My Most Favorite Focus

Ideas for a Focused Lifestyle

Organization has a lot to do with courage and trust: courage to live more simply in order to focus on current needs, and trust that resources will exist to meet future needs.

To me, the key to being organized is to focus. Specifically, to intentionally focus on things that contribute to wellbeing in the Now. There is some element of preparation for the future that is also vital to wellbeing, but the majority of Today’s focus should be on Today.

Often, the journey to focus includes a lot of giving things away! You would be amazed to know how many todays you can brighten by donating items that don’t match your current focus, and how much day-to-day clarity you will gain.

One of the biggest things I have done to increase my focus is to make sure everything has a space where it belongs when not in use.

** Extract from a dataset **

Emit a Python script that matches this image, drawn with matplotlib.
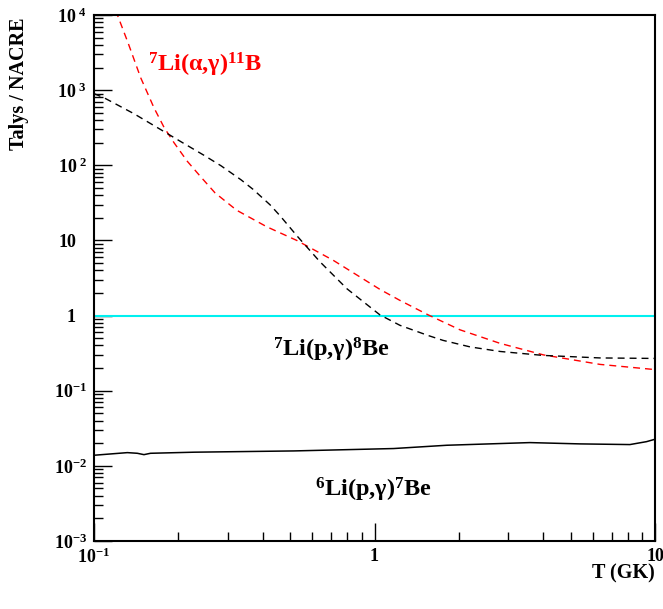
import matplotlib
matplotlib.use("Agg")
import matplotlib.pyplot as plt
from matplotlib.ticker import LogLocator, FixedLocator, NullFormatter
from matplotlib.transforms import ScaledTranslation

plt.rcParams['font.family'] = ['Liberation Serif', 'DejaVu Serif']
plt.rcParams['font.weight'] = 'bold'
plt.rcParams['mathtext.fontset'] = 'custom'
plt.rcParams['mathtext.rm'] = 'Liberation Serif:bold'
plt.rcParams['mathtext.bf'] = 'Liberation Serif:bold'
plt.rcParams['mathtext.it'] = 'Liberation Serif:bold'

# 7Li(alpha,gamma)11B  (red dashed)
T_li7ag = [0.1150, 0.1211, 0.1322, 0.1467, 0.1636, 0.1776, 0.1929, 0.2151, 0.2401, 0.2700,
           0.3227, 0.4129, 0.5282, 0.7131, 1.046, 1.233, 1.555, 2.018, 2.802, 3.998,
           6.367, 9.86, 10.0]
R_li7ag = [18600, 10090, 4276, 1463, 583, 321, 199.5, 113, 70.3, 43.0,
           25.2, 15.2, 10.0, 5.43, 2.23, 1.59, 1.02, 0.646, 0.427, 0.300,
           0.224, 0.192, 0.191]

# 7Li(p,gamma)8Be  (black dashed)
T_li7pg = [0.1, 0.1094, 0.1389, 0.1733, 0.2043, 0.2466, 0.2837, 0.3343, 0.3689, 0.4242,
           0.4605, 0.5292, 0.6394, 0.7980, 1.046, 1.233, 1.551, 1.754, 2.191, 2.802,
           3.988, 6.367, 9.84, 10.0]
R_li7pg = [900, 780, 485, 297, 205.6, 135.9, 98.5, 64.1, 47.9, 29.8,
           21.3, 11.5, 5.19, 2.27, 1.02, 0.741, 0.544, 0.468, 0.383, 0.333,
           0.295, 0.273, 0.269, 0.269]

# 6Li(p,gamma)7Be  (black solid)
T_li6pg = [0.1, 0.1315, 0.1427, 0.1507, 0.159, 0.2274, 0.5163, 1.17, 1.81, 3.58,
           5.40, 8.14, 9.33, 10.0]
R_li6pg = [0.01384, 0.0150, 0.0147, 0.0141, 0.0147, 0.0152, 0.0158, 0.0170, 0.0188, 0.0204,
           0.0196, 0.0192, 0.0210, 0.0226]

# unity reference (cyan)
T_ref = [0.1, 10.0]
R_ref = [1.0, 1.0]

ytick_vals = [1e-3, 1e-2, 1e-1, 1, 10, 1e2, 1e3, 1e4]
ytick_labels = [r'$10^{-3}$', r'$10^{-2}$', r'$10^{-1}$', '', '',
                r'$10^{\ 2}$', r'$10^{\ 3}$', r'$10^{\ 4}$']
yplain_vals = [1, 10]
yplain_labels = ['1', '10']
xtick_vals = [0.1, 1, 10]
xtick_labels = [r'$10^{-1}$', '1', '10']

fig = plt.figure(figsize=(6.63, 6.09), dpi=100)
ax = fig.add_axes([94/663, 1 - 541/609, (655-94)/663, (541-15)/609])
ax.set_xscale('log')
ax.set_yscale('log')
ax.set_xlim(0.1, 10)
ax.set_ylim(1e-3, 1e4)

ax.plot(T_ref, R_ref, color='#00f0f0', lw=1.5, solid_capstyle='butt')
ax.plot(T_li7ag, R_li7ag, color='red', lw=1.0, linestyle=(0, (5, 3.6)))
ax.plot(T_li7pg, R_li7pg, color='black', lw=1.0, linestyle=(0, (5, 3.6)))
ax.plot(T_li6pg, R_li6pg, color='black', lw=1.1)

ax.yaxis.set_major_locator(FixedLocator(ytick_vals))
ax.set_yticklabels(ytick_labels)
ax.xaxis.set_major_locator(FixedLocator(xtick_vals))
ax.set_xticklabels(xtick_labels)
ax.xaxis.set_minor_locator(LogLocator(base=10, subs=range(2, 10), numticks=20))
ax.yaxis.set_minor_locator(LogLocator(base=10, subs=range(2, 10), numticks=20))
ax.xaxis.set_minor_formatter(NullFormatter())
ax.yaxis.set_minor_formatter(NullFormatter())
ax.tick_params(which='both', direction='in', top=False, right=False, width=1.0)
ax.tick_params(which='major', length=12.7, labelsize=13, pad=5)
ax.tick_params(which='minor', length=6.3)
for s in ax.spines.values():
    s.set_linewidth(1.5)

plain_tr = ax.get_yaxis_transform() + ScaledTranslation(-18/100, 0, fig.dpi_scale_trans)
for v, lab in zip(yplain_vals, yplain_labels):
    ax.text(0, v, lab, transform=plain_tr, ha='right', va='center_baseline',
            fontsize=13, fontweight='bold')

ax.text(0.156, 1758, r'$^{7}$Li(α,γ)$^{11}$B', color='red', fontsize=17.5,
        fontweight='bold', ha='left', va='baseline')
ax.text(0.4335, 0.284, r'$^{7}$Li(p,γ)$^{8}$Be', color='black', fontsize=17.5,
        fontweight='bold', ha='left', va='baseline')
ax.text(0.614, 0.00389, r'$^{6}$Li(p,γ)$^{7}$Be', color='black', fontsize=17.5,
        fontweight='bold', ha='left', va='baseline')

fig.text(655/663, 1 - 578/609, 'T (GK)', fontsize=14.5, fontweight='bold',
         ha='right', va='baseline')
fig.text(19/663, 1 - 17/609, 'Talys / NACRE', fontsize=14.5, fontweight='bold',
         rotation=90, ha='center', va='top')

fig.savefig('out.png', dpi=100)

Now, this effort is on-going, because life is on-going: there will always be additional potential projects streaming into my consciousness, and it’s my job to choose the ones that seem most relevant to my goals and situation. But, also, having a dedicated spot in my drawer for the stapler and the tape role leaves so much space in my brain for remembering and pondering other things!

A related issue: I’m the type of person who forgets my own projects if I put them under or behind some other project: if I can’t see the project, the project doesn’t exist. This means cleaning out catch-all drawers and shelves, and really thinking about the roles items play: are they supporting or supported? My current task is to clean out the collection of boxes filled with papers, notes, and notebooks that I used to have plans for but have since forgotten. Oi. So many papers. But I’m not trying to go paperless, I’m trying to go focused.

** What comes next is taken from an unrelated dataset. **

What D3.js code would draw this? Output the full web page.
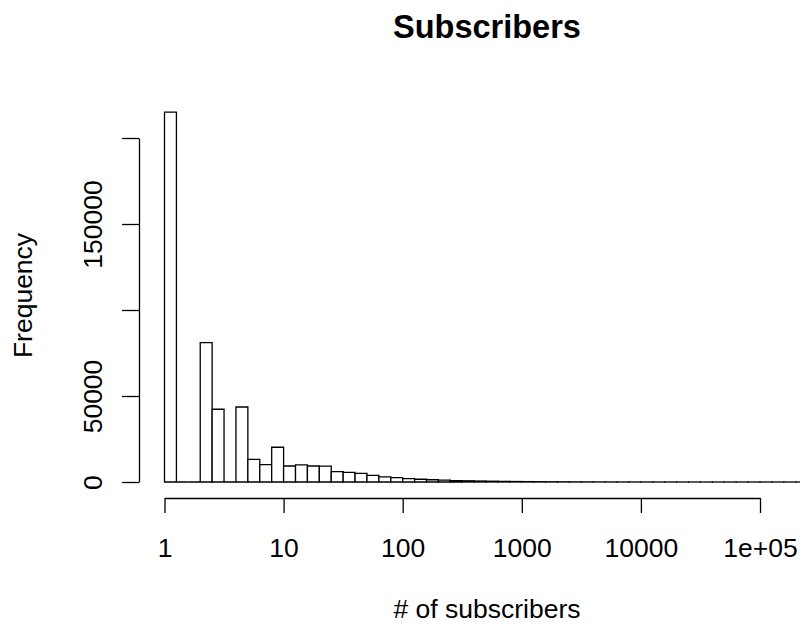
<!DOCTYPE html>
<html>
<head>
<meta charset="utf-8">
<script src="https://cdn.jsdelivr.net/npm/d3@7"></script>
<style>
  html, body { margin: 0; padding: 0; background: #fff; }
  svg { display: block; }
  text { font-family: "Liberation Sans", Arial, Helvetica, sans-serif; fill: #000; }
</style>
</head>
<body>
<script>
// ---- data (log10 bin lower edges, bin width 0.1) ----
const binStart = [0.0,0.1,0.2,0.3,0.4,0.5,0.6,0.7,0.8,0.9,
                  1.0,1.1,1.2,1.3,1.4,1.5,1.6,1.7,1.8,1.9,
                  2.0,2.1,2.2,2.3,2.4,2.5,2.6,2.7,2.8,2.9,
                  3.0,3.1,3.2,3.3,3.4,3.5,3.6,3.7,3.8,3.9,
                  4.0,4.1,4.2,4.3,4.4,4.5,4.6,4.7,4.8,4.9,
                  5.0,5.1,5.2,5.3];
const binWidth = 0.1;
const counts = [215000,0,0,81000,42300,0,43600,13200,10100,20200,
                9300,10000,9300,9200,6000,5600,5000,3800,3000,2600,
                2000,1600,1300,1050,850,700,560,450,360,290,
                230,180,140,110,85,65,50,38,29,22,
                17,13,10,8,6,5,4,3,2,2,
                1,1,1,1];
const xTickValues = [1, 10, 100, 1000, 10000, 100000];
const xTickLabels = ["1", "10", "100", "1000", "10000", "1e+05"];
const yTickValues = [0, 50000, 100000, 150000, 200000];
const yTickLabels = ["0", "50000", "", "150000", ""];
const title = "Subscribers";
const xLabel = "# of subscribers";
const yLabel = "Frequency";

// ---- layout ----
const W = 800, H = 625;
const svg = d3.select("body").append("svg").attr("width", W).attr("height", H);

const x = d3.scaleLog().domain([1, 1e5]).range([164.5, 760]);
const y = d3.scaleLinear().domain([0, 200000]).range([482, 138]);

// bars (drawn as closed paths so empty bins still show their outline)
svg.append("g").selectAll("path")
  .data(binStart.map((b, i) => ({ lo: b, hi: b + binWidth, c: counts[i] })))
  .enter().append("path")
  .attr("d", d => {
    const x0 = x(Math.pow(10, d.lo)), x1 = x(Math.pow(10, d.hi));
    const y0 = y(0), y1 = y(d.c);
    const p = d3.path();
    p.moveTo(x0, y0); p.lineTo(x0, y1); p.lineTo(x1, y1); p.lineTo(x1, y0); p.closePath();
    return p.toString();
  })
  .attr("fill", "#fff")
  .attr("stroke", "#000")
  .attr("stroke-width", 1.3);

// x axis
const xAxis = d3.axisBottom(x)
  .tickValues(xTickValues)
  .tickFormat((d, i) => xTickLabels[i])
  .tickSizeInner(15).tickSizeOuter(0);
const gx = svg.append("g").attr("transform", "translate(0,498)").call(xAxis);
gx.selectAll("path, line").attr("stroke", "#000").attr("stroke-width", 1.3);
gx.selectAll("text")
  .attr("y", 59).attr("dy", 0)
  .style("font-size", "26.5px")
  .style("font-family", "'Liberation Sans', Arial, sans-serif")
  .attr("fill", "#000");

// y axis
const yAxis = d3.axisLeft(y)
  .tickValues(yTickValues)
  .tickFormat((d, i) => yTickLabels[i])
  .tickSizeInner(17).tickSizeOuter(0);
const gy = svg.append("g").attr("transform", "translate(139,0)").call(yAxis);
gy.selectAll("path, line").attr("stroke", "#000").attr("stroke-width", 1.3);
gy.selectAll("text")
  .attr("transform", "rotate(-90)")
  .attr("x", 0).attr("y", -37).attr("dy", 0)
  .attr("text-anchor", "middle")
  .style("font-size", "26.5px")
  .style("font-family", "'Liberation Sans', Arial, sans-serif")
  .attr("fill", "#000");

// title
svg.append("text")
  .attr("x", 487).attr("y", 38)
  .attr("text-anchor", "middle")
  .style("font-size", "32.5px").style("font-weight", "bold")
  .text(title);

// x label
svg.append("text")
  .attr("x", 487).attr("y", 618)
  .attr("text-anchor", "middle")
  .style("font-size", "26.5px")
  .text(xLabel);

// y label
svg.append("text")
  .attr("transform", "translate(32,295.5) rotate(-90)")
  .attr("text-anchor", "middle")
  .style("font-size", "26.5px")
  .text(yLabel);
</script>
</body>
</html>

Purging the bookcase is another task that increases focus. It can be PAINFUL to think about getting rid of a book, but it’s beautiful to think about all the things I really want to do—and certain books are just as consciousness-cluttering as any other distractor can be. I went through my bookcase a couple years ago, asking myself about each book: “Can this book help me reach my goal?” Now, that doesn’t mean that every unrelated book needs to go; it just means that it is important to be mindful about books’ roles, and not let them own the reader. I’m here on earth to do things, I’m not here to curate a book collection. I let libraries and my mother take care of that lovely role.

Selectively seeking new skills. I’ve always wanted to know how to tuck-point brick, but again, I’m not here to learn everything about everything. I’m here to dream with my feet: if I want to develop my most heart-made dreams, I must stay involved in learning. It seems that my creativity stops when I pause my intake of relevant ideas. Sometimes relevance surprises me or is disguised as irrelevance. But I can’t let that make me overly careful about sifting opportunities: I’ve found that the things that are really worthwhile don’t just disappear.

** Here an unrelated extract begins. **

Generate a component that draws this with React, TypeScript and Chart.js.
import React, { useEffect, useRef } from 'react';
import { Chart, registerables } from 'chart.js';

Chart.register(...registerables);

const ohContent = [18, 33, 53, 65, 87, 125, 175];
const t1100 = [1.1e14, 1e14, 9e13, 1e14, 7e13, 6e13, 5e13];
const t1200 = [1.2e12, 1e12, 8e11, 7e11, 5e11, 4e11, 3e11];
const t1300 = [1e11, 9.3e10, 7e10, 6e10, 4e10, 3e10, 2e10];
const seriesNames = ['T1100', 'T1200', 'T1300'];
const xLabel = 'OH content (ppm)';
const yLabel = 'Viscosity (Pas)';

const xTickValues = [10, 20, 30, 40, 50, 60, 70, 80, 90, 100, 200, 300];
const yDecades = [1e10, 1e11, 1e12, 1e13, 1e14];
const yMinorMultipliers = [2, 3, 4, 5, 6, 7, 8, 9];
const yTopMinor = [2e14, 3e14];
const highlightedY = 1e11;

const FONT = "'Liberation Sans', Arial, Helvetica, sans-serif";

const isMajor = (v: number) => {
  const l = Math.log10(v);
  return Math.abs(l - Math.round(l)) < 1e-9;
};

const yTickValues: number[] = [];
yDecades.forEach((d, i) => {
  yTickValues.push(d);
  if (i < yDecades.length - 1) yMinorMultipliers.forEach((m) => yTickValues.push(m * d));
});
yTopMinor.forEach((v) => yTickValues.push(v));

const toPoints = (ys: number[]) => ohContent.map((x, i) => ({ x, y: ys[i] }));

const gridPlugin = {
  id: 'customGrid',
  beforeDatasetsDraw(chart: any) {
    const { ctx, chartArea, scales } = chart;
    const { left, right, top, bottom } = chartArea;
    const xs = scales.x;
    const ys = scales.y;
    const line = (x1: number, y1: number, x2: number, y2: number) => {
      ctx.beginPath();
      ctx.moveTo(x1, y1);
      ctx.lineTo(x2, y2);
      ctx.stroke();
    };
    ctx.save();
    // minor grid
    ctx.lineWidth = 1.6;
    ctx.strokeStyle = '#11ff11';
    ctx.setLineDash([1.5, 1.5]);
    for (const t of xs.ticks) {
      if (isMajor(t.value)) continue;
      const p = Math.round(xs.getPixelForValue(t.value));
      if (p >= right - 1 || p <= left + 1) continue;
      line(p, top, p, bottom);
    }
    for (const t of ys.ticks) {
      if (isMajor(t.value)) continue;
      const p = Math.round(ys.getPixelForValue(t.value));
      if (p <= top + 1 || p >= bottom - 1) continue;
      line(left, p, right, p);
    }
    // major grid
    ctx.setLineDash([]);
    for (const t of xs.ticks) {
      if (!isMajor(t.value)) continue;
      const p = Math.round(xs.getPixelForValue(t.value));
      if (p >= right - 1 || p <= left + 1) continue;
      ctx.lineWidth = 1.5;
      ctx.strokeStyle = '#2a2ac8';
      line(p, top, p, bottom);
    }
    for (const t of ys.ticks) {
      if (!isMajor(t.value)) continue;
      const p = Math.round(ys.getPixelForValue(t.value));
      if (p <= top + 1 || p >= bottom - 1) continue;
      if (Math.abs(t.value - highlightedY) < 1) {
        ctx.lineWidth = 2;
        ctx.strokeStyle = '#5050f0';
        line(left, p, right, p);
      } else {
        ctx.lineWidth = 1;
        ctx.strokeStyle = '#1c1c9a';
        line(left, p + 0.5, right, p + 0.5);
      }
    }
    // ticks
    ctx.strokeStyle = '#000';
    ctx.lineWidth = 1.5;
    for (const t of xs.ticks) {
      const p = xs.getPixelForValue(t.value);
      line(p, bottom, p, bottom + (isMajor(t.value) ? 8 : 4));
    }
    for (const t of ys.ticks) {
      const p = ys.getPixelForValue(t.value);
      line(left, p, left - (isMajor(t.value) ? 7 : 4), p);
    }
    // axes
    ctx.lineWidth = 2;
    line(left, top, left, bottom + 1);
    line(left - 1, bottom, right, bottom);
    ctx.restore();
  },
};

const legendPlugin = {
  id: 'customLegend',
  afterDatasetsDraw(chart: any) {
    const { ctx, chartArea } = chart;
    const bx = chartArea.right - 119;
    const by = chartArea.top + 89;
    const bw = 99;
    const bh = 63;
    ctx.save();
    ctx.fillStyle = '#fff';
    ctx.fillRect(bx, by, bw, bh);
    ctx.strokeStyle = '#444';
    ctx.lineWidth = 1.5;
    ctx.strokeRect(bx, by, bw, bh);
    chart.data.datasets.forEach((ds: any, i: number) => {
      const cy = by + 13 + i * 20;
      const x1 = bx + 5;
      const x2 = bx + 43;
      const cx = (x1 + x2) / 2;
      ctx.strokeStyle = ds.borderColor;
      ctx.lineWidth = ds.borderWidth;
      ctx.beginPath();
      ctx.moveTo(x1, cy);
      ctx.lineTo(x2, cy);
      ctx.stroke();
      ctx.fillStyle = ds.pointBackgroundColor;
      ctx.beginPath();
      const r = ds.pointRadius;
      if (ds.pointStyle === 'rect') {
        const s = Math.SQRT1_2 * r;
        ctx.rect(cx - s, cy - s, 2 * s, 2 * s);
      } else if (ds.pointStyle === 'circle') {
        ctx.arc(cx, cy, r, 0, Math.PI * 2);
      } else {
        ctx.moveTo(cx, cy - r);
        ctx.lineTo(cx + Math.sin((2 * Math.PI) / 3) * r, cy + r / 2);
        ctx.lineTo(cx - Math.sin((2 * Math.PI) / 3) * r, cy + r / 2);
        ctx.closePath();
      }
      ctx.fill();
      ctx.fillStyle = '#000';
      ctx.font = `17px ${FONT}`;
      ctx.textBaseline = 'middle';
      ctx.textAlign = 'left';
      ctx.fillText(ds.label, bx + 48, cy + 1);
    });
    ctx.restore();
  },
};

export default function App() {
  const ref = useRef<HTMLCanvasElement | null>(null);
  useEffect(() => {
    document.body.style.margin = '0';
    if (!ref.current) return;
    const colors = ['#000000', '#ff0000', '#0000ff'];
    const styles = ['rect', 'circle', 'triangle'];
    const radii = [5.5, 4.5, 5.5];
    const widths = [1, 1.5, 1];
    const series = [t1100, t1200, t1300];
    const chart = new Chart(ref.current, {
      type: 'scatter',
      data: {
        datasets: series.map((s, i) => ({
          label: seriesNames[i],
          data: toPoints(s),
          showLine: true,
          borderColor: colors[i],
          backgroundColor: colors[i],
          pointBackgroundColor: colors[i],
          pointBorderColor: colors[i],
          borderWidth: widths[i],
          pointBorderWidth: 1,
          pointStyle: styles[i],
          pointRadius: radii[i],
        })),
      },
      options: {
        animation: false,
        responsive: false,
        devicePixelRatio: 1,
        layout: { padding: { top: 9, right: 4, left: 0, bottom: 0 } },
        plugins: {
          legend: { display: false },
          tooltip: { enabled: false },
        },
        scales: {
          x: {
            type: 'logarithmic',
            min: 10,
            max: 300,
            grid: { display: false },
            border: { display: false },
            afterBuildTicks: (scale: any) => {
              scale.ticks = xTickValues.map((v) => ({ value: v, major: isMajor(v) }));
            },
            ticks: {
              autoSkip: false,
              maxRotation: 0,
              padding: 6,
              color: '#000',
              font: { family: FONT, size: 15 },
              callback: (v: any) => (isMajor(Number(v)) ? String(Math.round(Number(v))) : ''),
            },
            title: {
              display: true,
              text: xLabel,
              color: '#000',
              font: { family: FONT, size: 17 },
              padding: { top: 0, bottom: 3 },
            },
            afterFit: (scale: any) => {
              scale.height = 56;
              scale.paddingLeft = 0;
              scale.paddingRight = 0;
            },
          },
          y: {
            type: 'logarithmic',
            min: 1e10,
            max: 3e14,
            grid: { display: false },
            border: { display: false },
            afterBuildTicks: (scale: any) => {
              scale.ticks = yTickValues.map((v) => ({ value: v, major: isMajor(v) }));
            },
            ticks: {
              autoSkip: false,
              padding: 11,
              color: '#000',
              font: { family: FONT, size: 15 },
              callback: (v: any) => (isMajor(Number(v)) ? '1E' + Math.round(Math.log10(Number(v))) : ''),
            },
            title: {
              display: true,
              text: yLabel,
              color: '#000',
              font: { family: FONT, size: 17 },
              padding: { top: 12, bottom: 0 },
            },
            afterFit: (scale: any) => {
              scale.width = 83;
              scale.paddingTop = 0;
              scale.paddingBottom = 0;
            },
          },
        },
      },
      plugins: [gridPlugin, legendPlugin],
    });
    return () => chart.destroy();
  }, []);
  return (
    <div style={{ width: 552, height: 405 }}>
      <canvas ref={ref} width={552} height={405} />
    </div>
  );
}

Developing meaningful relationships enriches every step of daily focus. My life is brighter by virtue of the fact that I have a backdrop of caring people whom I have allowed to know me as my most authentic self. I remind myself: “Don’t cling to small-talk; it can’t help anyone.” People benefit from knowing each other, not just as social entities, but as people. Be a people, and be more inspired even in mundane things. Besides, it’s far more fun to be a people.

My Most Favorite Focus is Mark, and Us being Us. We make a happy life, problems included. We do well, solving problems together.

Now, some things that do not qualify as “organization”

I will list them individually, because I resent lists of “don’t-s” that read like lists of “do-s”:

Organization has nothing to do with always knowing where things are. Sorry, but if the ice cream is on the dresser, the car keys might be in the freezer (true story). Just because everything has a place doesn’t mean that mistakes will never happen. It’s okay to need to put things back into place.

Organization has nothing to do with having time to do more. This market is different—’diversify’ might not be the magic word if wellbeing is the priority.

Organization has nothing to do with keeping a copy of every bill since 1991—nobody’s children want to inherit beautifully tidy files. They want to inherit meaning.

Organization has nothing to do with emulating influencers. Live your own life, and be happy.

Preparation gets its due

As said, there is so much value in focusing on preparation. Personally, Future Me is always happy to find out that Past Me saved some money. And I love knowing what I will drink if the water main were to break on my street and the water supply got contaminated. But I’ve learned that most preparation comes naturally out of simplifying my focus. For one thing, I recognize needs more clearly and can respond to them more readily when there are fewer things and fewer ideas clamoring for my attention. When I am more choosey, I am more open.

There’s hope!

A word of comfort if “purging” sounds intense: I deeply value memories, and so many items do seem like the final link between cherished events and my very human memory bank. I keep treasures that keep me moving forward.

But I do not mourn the interests that I have released or temporarily set aside. I am not afraid that I will ever wake up at 3 a.m. with the thought, “If only I still had that over-sized embroidery hoop!” I choose to trust that meaningful things will always be findable, if I seek them.

If an item only holds “someday” value (as in “someday I will have time to do this project that I have been hoarding in the back of my closet for twenty years”), out it goes.

A closet full of “someday” only tends to crowd out fulfillment, today.

We should certainly count our blessings, but we should also make our blessings count.

Neal A. Maxwell

This has been a long way to say: “What do you really care about? Do that thing.”